Run Nextcloud on a Raspberry Pi

Nextcloud hit my radar of interesting technology to try quite a long time ago. This collaboration tool is free and open source, and gives a decent point to store your contacts and photos. There are an incredible amount of apps that really expand the capability of Nextcould. Mail,calendar,a chat client just to name a couple.

There are plenty of cloud services that allow you to back up your precious photos like Dropbox,Onedrive,Apple,and Google. There is nothing wrong with having these as one point of backup, but what does irritated me is that they can change their terms and conditions at any time. If they raise their prices, or impose restrictions on upload size. I wanted to add an additional point of backup for my data.

The setup I am using for this is a Raspberry Pi 8GB and an external USB 3 hard drive. This is not very scalable, but for a couple of users I don’t see why this cant be an additional point to backup your data. We will also be using docker-compose to pull the docker containers and build them. This will also have persistent data on the hard drive, so all the important data will stay no matter what happens to the containers.

Docker-Compose File

The /pathtoyourpc portion of this dockerfile is where you want your data to be saved so that it is persistent.

# Nextcloud and MariaDB
version: '2'

services:
  db:
    image: mariadb
    command: --transaction-isolation=READ-COMMITTED --binlog-format=ROW
    restart: always
    volumes:
       - /PATHTOYOURPC/db:/var/lib/mysql
    environment:
      - MYSQL_ROOT_PASSWORD=NextCloud
      - MYSQL_PASSWORD=nextcloud
      - MYSQL_DATABASE=nextcloud
      - MYSQL_USER=nextcloud

  app:
    image: nextcloud
    ports:
      - 38080:80
    links:
      - db
    volumes:
      - /PATHTOYOURPC/config:/var/www/html/config/
      - /PATHTOYOURPC/html:/var/www/html
    environment:
      - MYSQL_PASSWORD=nextcloud
      - MYSQL_DATABASE=nextcloud
      - MYSQL_USER=nextcloud
      - MYSQL_HOST=db

    restart: always

Lets take a look at some of this docker file and break it down.

volumes:
  - /PATHTOYOURPC/db:/var/lib/mysql  <<<< where your database will be saved here
volumes:
      - /PATHTOYOURPC/config:/var/www/html/config/ <<<your Nextcloud config will be saved locally to your PC. 
      - /PATHTOYOURPC/html:/var/www/html <<< The Nextcloud webserver 

The config being saved on your local PC will save you a ton of time. For Nextcloud you might have to edit the php files to add trusted domains if you have troubles accessing your Nextcloud.
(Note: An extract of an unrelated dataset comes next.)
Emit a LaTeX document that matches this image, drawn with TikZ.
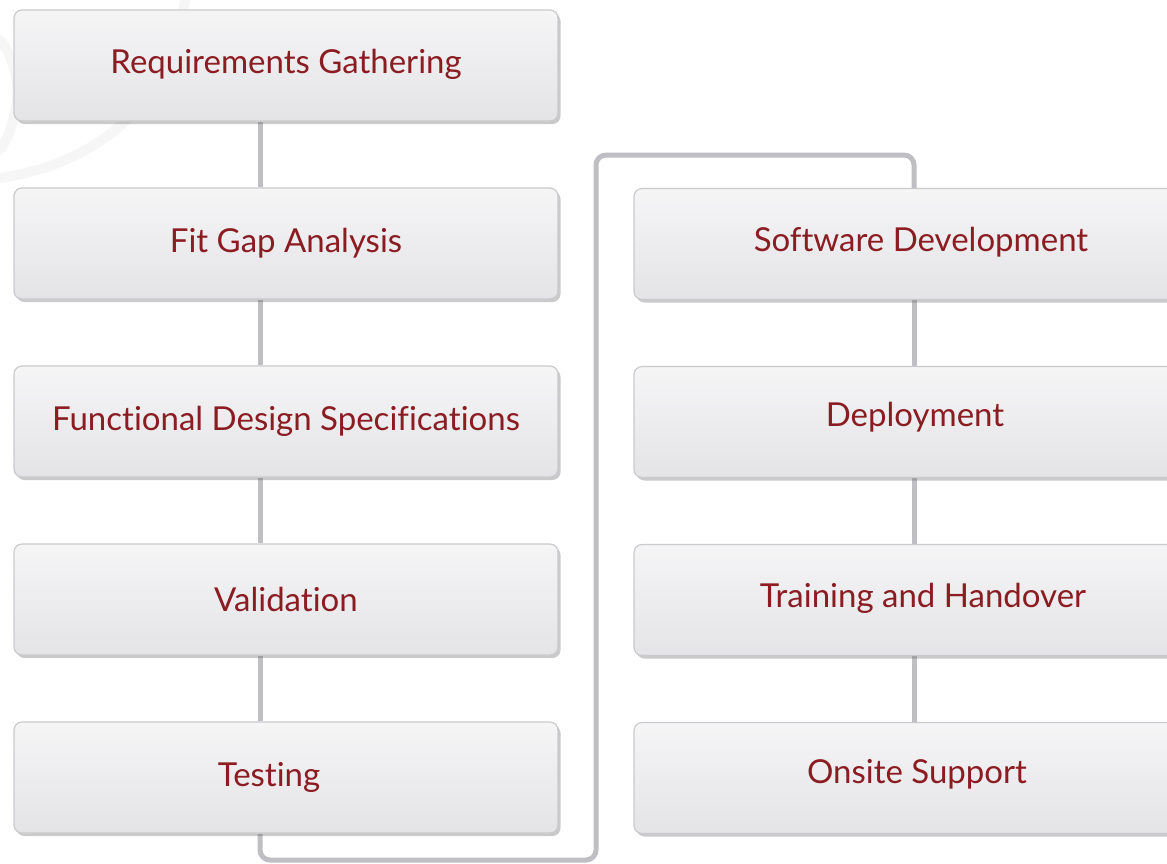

I have multiple docker instances that are trying to access port 80, so I have set this up to listen on port 38080. This is the port that you type in to access your Nextcloud container.

 ports:
 - Listening Port>>> -38080:80

Pulling and Building the Container

You want to put the docker-compose file into a directory. For ease of keeping it simple I create a file named docker-compose.yml.

To pull the docker containers make sure you’re in the same directory of the docker-compose.yml file and use the following.

sudo docker-compose pull

This will look at the docker file and pull the Nextcloud container and MariaDB container.

Once the containers have been downloaded to start the containers.

sudo docker-compose up --build -d

You will see when its done when the task has both names of the containers saying ok.

Now type the IP:Port to access your Nexcloud instance. You will be walked through creating an username and password. To sync your phone data, there are apps in your phones app store to select what gets backed up and sync’d.

I wouldn’t solely rely on this self-hosted solution as my sole way of backing up my data, but it does offer a local solution for syncing that I control the terms and conditions.